The report, released Thursday by a coalition of retailers, supermarkets, drugstores and other businesses, found that Americans currently pay about $2 in "interchange" fees for every $100 they spend using credit cards. The fee is actually paid by retailers, though consumers feel it in a higher retail price. This rate is twice that charged in the U.K. and New Zealand, four times the rate levied in Australia and more than six times the cross-border rate charged in the European Union, the study says.

"If we paid the same low credit- and debit-card swipe fees as consumers in Australia pay, then the net benefit for American consumers would have totaled $125 billion over the last four years," the report says.

Banks began charging interchange fees in the 1960s to cover the cost of processing credit-card transactions. "But even as technology has dropped that cost dramatically, banks and credit-card companies have pushed swipe fees higher and higher, turning it into a cash cow," the report notes. "For many businesses, swipe fees are now their single highest non-labor operating cost."

The merchants contend that if interchange fees are lowered, they would pass on the cost savings to consumers through lower prices for goods — at least that's the theory.

The report is the merchants' latest push to pressure the Federal Government into passing legislation aimed at either lowering interchange fees or at least allowing merchants to negotiate the rate directly with banks and credit-card networks.

The report cites reforms made to interchange fees in Australia, New Zealand and the E.U. as proof that lowering swiping fees are "not only pro-business and pro-consumer, but also a painless way to put more money into the economy during a recession and to stimulate spending."

When the Australian government started reforms in November 2003, fees fell 0.45 percentage points, and a 2007-08 review of the reforms indicated that the changes had saved Australian merchants $1.1 billion [AU] that year, the coalition's report said.

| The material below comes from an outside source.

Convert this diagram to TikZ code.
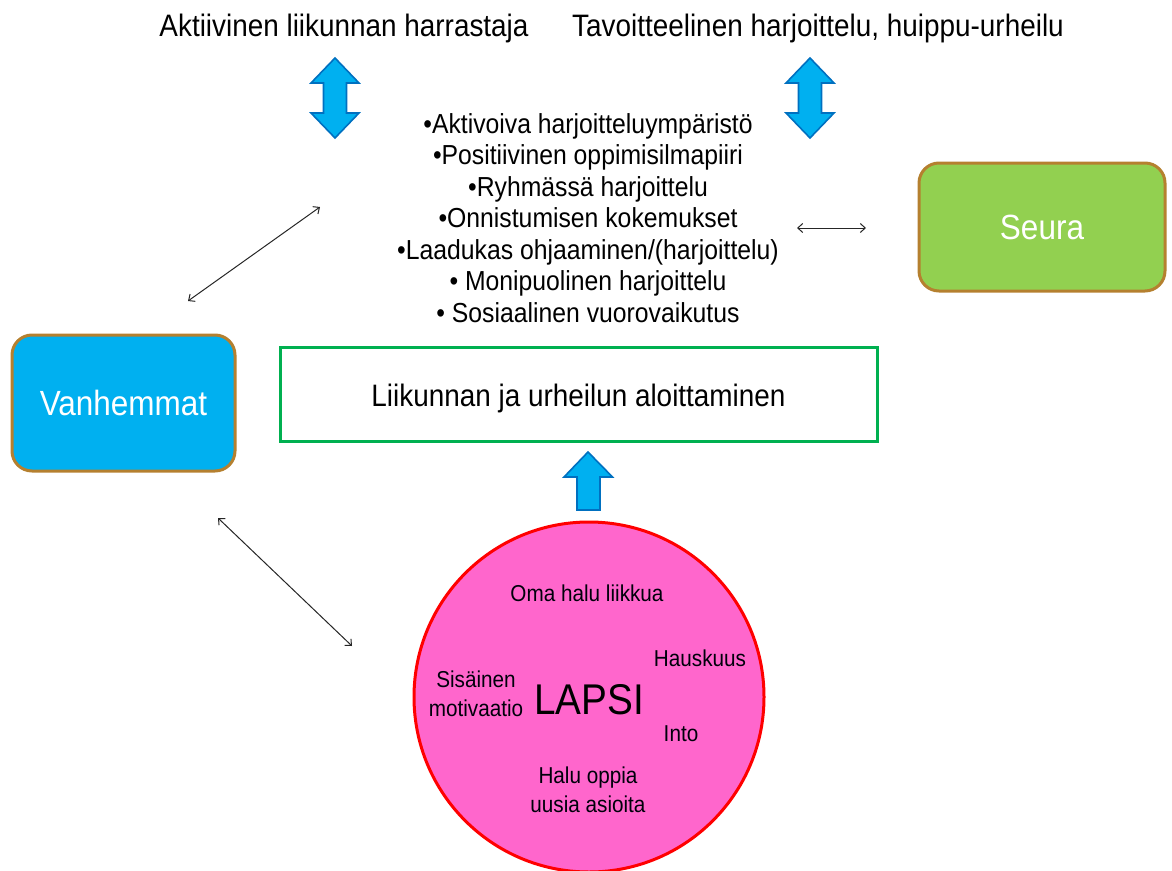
\documentclass[tikz,border=0pt]{standalone}
\usepackage{fontspec}
\setmainfont{Liberation Sans}[FakeStretch=0.9]
\usetikzlibrary{arrows.meta}
\definecolor{blockfill}{HTML}{00B0F0}
\definecolor{blockline}{HTML}{0070C0}
\definecolor{boxbrown}{HTML}{B5802F}
\definecolor{seuragreen}{HTML}{92D050}
\definecolor{framegreen}{HTML}{00B050}
\definecolor{lapsipink}{HTML}{FF66CC}
\tikzset{
  blockarrow/.style={fill=blockfill, draw=blockline, line width=1.6pt, line join=miter},
  roundbox/.style={draw=boxbrown, line width=3pt, rounded corners=20pt, inner sep=0pt, text=white, font=\fontsize{35}{40}\selectfont},
  thinarrow/.style={draw=black!85, line width=1pt, {Straight Barb[length=5pt,width=9pt]}-{Straight Barb[length=5pt,width=9pt]}},
  toptext/.style={font=\fontsize{31}{36}\selectfont, inner sep=0pt},
  circtext/.style={font=\fontsize{23}{29}\selectfont, inner sep=0pt, align=center, text=black!85!blue!30!black},
}
\begin{document}
\begin{tikzpicture}[x=1pt,y=-1pt]
\useasboundingbox (0,0) rectangle (1172,870);
% top texts
\node[toptext] (t1) at (344,28) {Aktiivinen liikunnan harrastaja};
\node[toptext] (t2) at (818,28) {Tavoitteelinen harjoittelu, huippu-urheilu};
% double block arrows
\foreach \cx in {335,810}{
  \path[blockarrow] (\cx,58) -- (\cx+24,83) -- (\cx+11.5,83) -- (\cx+11.5,113) -- (\cx+24,113)
    -- (\cx,138) -- (\cx-24,113) -- (\cx-11.5,113) -- (\cx-11.5,83) -- (\cx-24,83) -- cycle;
}
% bullet list
\node[font=\fontsize{27.5}{31.5}\selectfont, align=center, inner sep=0pt] (list) at (588,218) {%
•Aktivoiva harjoitteluympäristö\\
•Positiivinen oppimisilmapiiri\\
•Ryhmässä harjoittelu\\
•Onnistumisen kokemukset\\
•Laadukas ohjaaminen/(harjoittelu)\\
• Monipuolinen harjoittelu\\
• Sosiaalinen vuorovaikutus};
% boxes
\node[roundbox, fill=seuragreen, minimum width=246pt, minimum height=128pt] (seura) at (1042,227) {Seura};
\node[roundbox, fill=blockfill, minimum width=223pt, minimum height=136pt] (vanh) at (123.5,403) {Vanhemmat};
\node[draw=framegreen, line width=3pt, minimum width=597pt, minimum height=94pt, inner sep=0pt] (start) at (578.5,394) {};
\node[font=\fontsize{31}{36}\selectfont, inner sep=0pt] (startlabel) at (578.5,398) {Liikunnan ja urheilun aloittaminen};
% circle
\node[circle, draw=red, line width=3pt, fill=lapsipink, minimum size=350pt, inner sep=0pt] (lapsi) at (589,697) {};
\node[font=\fontsize{43}{48}\selectfont, inner sep=0pt] (lapsilabel) at (589,700) {LAPSI};
\node[circtext] (oma) at (587,593) {Oma halu liikkua};
\node[circtext] (hausk) at (700,658) {Hauskuus};
\node[circtext] (sisa) at (476,694) {Sisäinen\\motivaatio};
\node[circtext] (into) at (681,734) {Into};
\node[circtext] (halu) at (588,790) {Halu oppia\\uusia asioita};
% up block arrow
\path[blockarrow] (588,452) -- (612.5,477) -- (600,477) -- (600,510) -- (577,510) -- (577,477) -- (564,477) -- cycle;
% thin double arrows
\coordinate (a1) at (188,301);
\coordinate (a2) at (320,207);
\coordinate (b1) at (797,228);
\coordinate (b2) at (866,228);
\coordinate (c1) at (218,518);
\coordinate (c2) at (352,646);
\draw[thinarrow] (a1) -- (a2);
\draw[thinarrow] (b1) -- (b2);
\draw[thinarrow] (c1) -- (c2);
\end{tikzpicture}
\end{document}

However, Piper Jaffray analyst Robert Napoli says it's merchants — not consumers — who will benefit from lower fees. "To suggest that American consumers could have saved $125 billion is very misleading," he says. "Interchange fees are paid by the merchant, and there have been studies done in Australia that said that consumers have not saved a penny by lowering interchange rates — that the merchants have not reduced prices at all."

He contends that consumers could actually be hurt by lower fees if banks decide to scrap rewards programs, raise interest rates on credit cards or reinstate annual credit-card fees to offset the lost interchange-fee revenues.

On the flip side, though, he says interchange legislation that lowers rates could mean credit cards will be accepted by more merchants and markets that in the past didn't sign up because of the higher interchange fees.

JPMorgan analyst Tien-Tsin Huang says lower interchange fees could also pose a risk. "You could cut it by 20 basis points, but my worry is that if you do that, as [security] innovation goes down, fraud goes up," he says.

Merchant groups have been lobbying the Obama Administration on the issue for many months. Bills have been introduced in the House and Senate that, if passed, would allow merchants to negotiate their interchange fees directly with banks and credit-card networks. The Senate's version, introduced by Senator Richard Durbin, even calls for a panel of three electronic-payment-system judges to step in if merchants fail to reach a negotiated agreement.

In the meantime, the Government Accountability Office is conducting a six-month study on credit-card interchange fees, which is expected to be completed in November. Analysts believe it's unlikely any bills will be passed on the issue until this report is released. A GAO executive was not immediately available for comment.

Merchants have also launched an antitrust suit against the banks and credit-cards companies in connection with interchange fees. Huang believes it's likely that the issue will eventually be resolved through litigation rather than legislation.